> [WORK INSTRUCTIONS] All of the data should be output character for character, except the pictures.

##### RECORDED DATA

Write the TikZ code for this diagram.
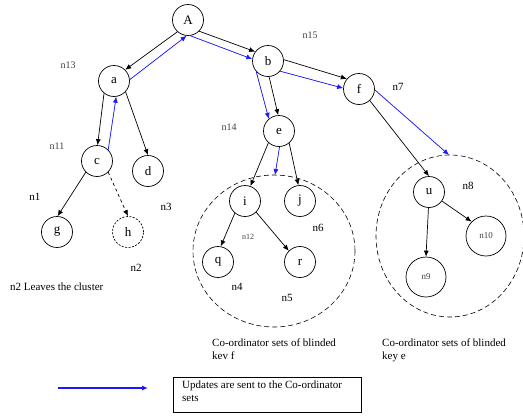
\documentclass[tikz,border=0pt]{standalone}
\usepackage{fontspec}
\setmainfont{Liberation Serif}
\usetikzlibrary{arrows.meta}
\begin{document}
\begin{tikzpicture}[x=1pt,y=-1pt,
  nd/.style={circle,draw,line width=0.7pt,minimum size=31pt,inner sep=0pt,font=\fontsize{13}{13}\selectfont},
  bignd/.style={nd,minimum size=40pt,font=\fontsize{9}{9}\selectfont,text=black!75},
  gone/.style={nd,dash pattern=on 2pt off 1.5pt},
  edge/.style={line width=0.7pt,-{Latex[length=6pt,width=5pt]}},
  upd/.style={edge,draw=blue!90!white,fill=blue!90!white},
  lbl/.style={font=\fontsize{10}{10}\selectfont,inner sep=0pt,text=black!75},
  lblb/.style={font=\fontsize{11}{11}\selectfont,inner sep=0pt},
  txt/.style={font=\fontsize{11}{13}\selectfont,inner sep=0pt,align=left,anchor=west},
  cluster/.style={draw,line width=0.6pt,dash pattern=on 5pt off 3pt}
]
\useasboundingbox (0,0) rectangle (523,418);
% clusters
\draw[cluster] (274,251) ellipse [x radius=81,y radius=76];
\draw[cluster] (450,236) ellipse [x radius=74,y radius=81];
\coordinate (top1) at (275,175);
\coordinate (top2) at (449,155);
% nodes
\node[nd] (A) at (188,20) {A};
\node[nd] (a) at (114,81) {a};
\node[nd] (b) at (268,61) {b};
\node[nd] (f) at (359,89) {f};
\node[nd] (e) at (279,131) {e};
\node[nd] (c) at (97,161) {c};
\node[nd] (d) at (148,171) {d};
\node[nd] (g) at (57,232) {g};
\node[gone] (h) at (128,232) {h};
\node[nd] (i) at (245,201) {i};
\node[nd] (j) at (300,201) {j};
\node[nd] (q) at (218,262) {q};
\node[nd] (r) at (300,262) {r};
\node[nd] (u) at (429,192) {u};
\node[bignd] (n10) at (486,236) {n10};
\node[bignd] (n9) at (426,277) {n9};
% black edges
\draw[edge] (A.-132) -- (a.45);
\draw[edge] (A.-45) -- (b.144);
\draw[edge] (b.5) -- (f.140);
\draw[edge] (b.-86) -- (e.93);
\draw[edge] (e.-132) -- (i.70);
\draw[edge] (e.-50) -- (j.96);
\draw[edge] (f.-47) -- (u.north);
\draw[edge] (a.-129) -- (c.88);
\draw[edge] (a.-43) -- (d.north);
\draw[edge] (c.-135) -- (g.88);
\draw[edge,dashed] (c.-45) -- (h.north);
\draw[edge] (i.-130) -- (q.80);
\draw[edge] (i.-45) -- (r.135);
\draw[edge] (u.-92) -- (n9.north);
\draw[edge] (u.-35) -- (n10.135);
% blue update edges
\draw[upd] (a.5) -- (A.-95);
\draw[upd] (c.45) -- (a.-82);
\draw[upd] (A.-82) -- (b.173);
\draw[upd] (b.-138) -- (e.130);
\draw[upd] (b.-40) -- (f.177);
\draw[upd] (e.-88) -- (top1);
\draw[upd] (f.-3) -- (top2);
% labels
\node[lbl] (l13) at (68,65) {n13};
\node[lbl] (l15) at (310,35) {n15};
\node[lblb] (l7) at (398,87) {n7};
\node[lbl] (l14) at (229,127) {n14};
\node[lbl] (l11) at (57,146) {n11};
\node[lblb] (l1) at (35,197) {n1};
\node[lblb] (l3) at (166,207) {n3};
\node[lblb] (l2) at (136,268) {n2};
\node[font=\fontsize{8}{8}\selectfont,inner sep=0pt,text=black!75] (l12) at (248,237) {n12};
\node[lblb] (l6) at (318,228) {n6};
\node[lblb] (l8) at (468,186) {n8};
\node[lblb] (l4) at (237,287) {n4};
\node[lblb] (l5) at (287,298) {n5};
\node[txt] (leave) at (10,287) {n2 Leaves the cluster};
\node[txt,anchor=north west] (cf) at (212,339) {Co-ordinator sets of blinded\\kev f};
\node[txt,anchor=north west] (ce) at (382,339) {Co-ordinator sets of blinded\\key e};
% legend
\coordinate (ls) at (58,388);
\coordinate (le) at (148,388);
\draw[upd,line width=1.1pt] (ls) -- (le);
\node[draw,line width=0.7pt,minimum width=188pt,minimum height=35pt,anchor=north west,inner sep=0pt] (box) at (173,377) {};
\node[txt,anchor=north west] (boxt) at (182,381) {Updates are sent to the Co-ordinator\\sets};
\end{tikzpicture}
\end{document}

##########

> [THE REPLY]
Write the TikZ code for this diagram.
\documentclass[tikz,border=0pt]{standalone}
\usepackage{fontspec}
\setmainfont{Liberation Serif}
\usetikzlibrary{arrows.meta}
\begin{document}
\begin{tikzpicture}[x=1pt,y=-1pt,
  nd/.style={circle,draw,line width=0.7pt,minimum size=31pt,inner sep=0pt,font=\fontsize{13}{13}\selectfont},
  bignd/.style={nd,minimum size=40pt,font=\fontsize{9}{9}\selectfont,text=black!75},
  gone/.style={nd,dash pattern=on 2pt off 1.5pt},
  edge/.style={line width=0.7pt,-{Latex[length=6pt,width=5pt]}},
  upd/.style={edge,draw=blue!90!white,fill=blue!90!white},
  lbl/.style={font=\fontsize{10}{10}\selectfont,inner sep=0pt,text=black!75},
  lblb/.style={font=\fontsize{11}{11}\selectfont,inner sep=0pt},
  txt/.style={font=\fontsize{11}{13}\selectfont,inner sep=0pt,align=left,anchor=west},
  cluster/.style={draw,line width=0.6pt,dash pattern=on 5pt off 3pt}
]
\useasboundingbox (0,0) rectangle (523,418);
% clusters
\draw[cluster] (274,251) ellipse [x radius=81,y radius=76];
\draw[cluster] (450,236) ellipse [x radius=74,y radius=81];
\coordinate (top1) at (275,175);
\coordinate (top2) at (449,155);
% nodes
\node[nd] (A) at (188,20) {A};
\node[nd] (a) at (114,81) {a};
\node[nd] (b) at (268,61) {b};
\node[nd] (f) at (359,89) {f};
\node[nd] (e) at (279,131) {e};
\node[nd] (c) at (97,161) {c};
\node[nd] (d) at (148,171) {d};
\node[nd] (g) at (57,232) {g};
\node[gone] (h) at (128,232) {h};
\node[nd] (i) at (245,201) {i};
\node[nd] (j) at (300,201) {j};
\node[nd] (q) at (218,262) {q};
\node[nd] (r) at (300,262) {r};
\node[nd] (u) at (429,192) {u};
\node[bignd] (n10) at (486,236) {n10};
\node[bignd] (n9) at (426,277) {n9};
% black edges
\draw[edge] (A.-132) -- (a.45);
\draw[edge] (A.-45) -- (b.144);
\draw[edge] (b.5) -- (f.140);
\draw[edge] (b.-86) -- (e.93);
\draw[edge] (e.-132) -- (i.70);
\draw[edge] (e.-50) -- (j.96);
\draw[edge] (f.-47) -- (u.north);
\draw[edge] (a.-129) -- (c.88);
\draw[edge] (a.-43) -- (d.north);
\draw[edge] (c.-135) -- (g.88);
\draw[edge,dashed] (c.-45) -- (h.north);
\draw[edge] (i.-130) -- (q.80);
\draw[edge] (i.-45) -- (r.135);
\draw[edge] (u.-92) -- (n9.north);
\draw[edge] (u.-35) -- (n10.135);
% blue update edges
\draw[upd] (a.5) -- (A.-95);
\draw[upd] (c.45) -- (a.-82);
\draw[upd] (A.-82) -- (b.173);
\draw[upd] (b.-138) -- (e.130);
\draw[upd] (b.-40) -- (f.177);
\draw[upd] (e.-88) -- (top1);
\draw[upd] (f.-3) -- (top2);
% labels
\node[lbl] (l13) at (68,65) {n13};
\node[lbl] (l15) at (310,35) {n15};
\node[lblb] (l7) at (398,87) {n7};
\node[lbl] (l14) at (229,127) {n14};
\node[lbl] (l11) at (57,146) {n11};
\node[lblb] (l1) at (35,197) {n1};
\node[lblb] (l3) at (166,207) {n3};
\node[lblb] (l2) at (136,268) {n2};
\node[font=\fontsize{8}{8}\selectfont,inner sep=0pt,text=black!75] (l12) at (248,237) {n12};
\node[lblb] (l6) at (318,228) {n6};
\node[lblb] (l8) at (468,186) {n8};
\node[lblb] (l4) at (237,287) {n4};
\node[lblb] (l5) at (287,298) {n5};
\node[txt] (leave) at (10,287) {n2 Leaves the cluster};
\node[txt,anchor=north west] (cf) at (212,339) {Co-ordinator sets of blinded\\kev f};
\node[txt,anchor=north west] (ce) at (382,339) {Co-ordinator sets of blinded\\key e};
% legend
\coordinate (ls) at (58,388);
\coordinate (le) at (148,388);
\draw[upd,line width=1.1pt] (ls) -- (le);
\node[draw,line width=0.7pt,minimum width=188pt,minimum height=35pt,anchor=north west,inner sep=0pt] (box) at (173,377) {};
\node[txt,anchor=north west] (boxt) at (182,381) {Updates are sent to the Co-ordinator\\sets};
\end{tikzpicture}
\end{document}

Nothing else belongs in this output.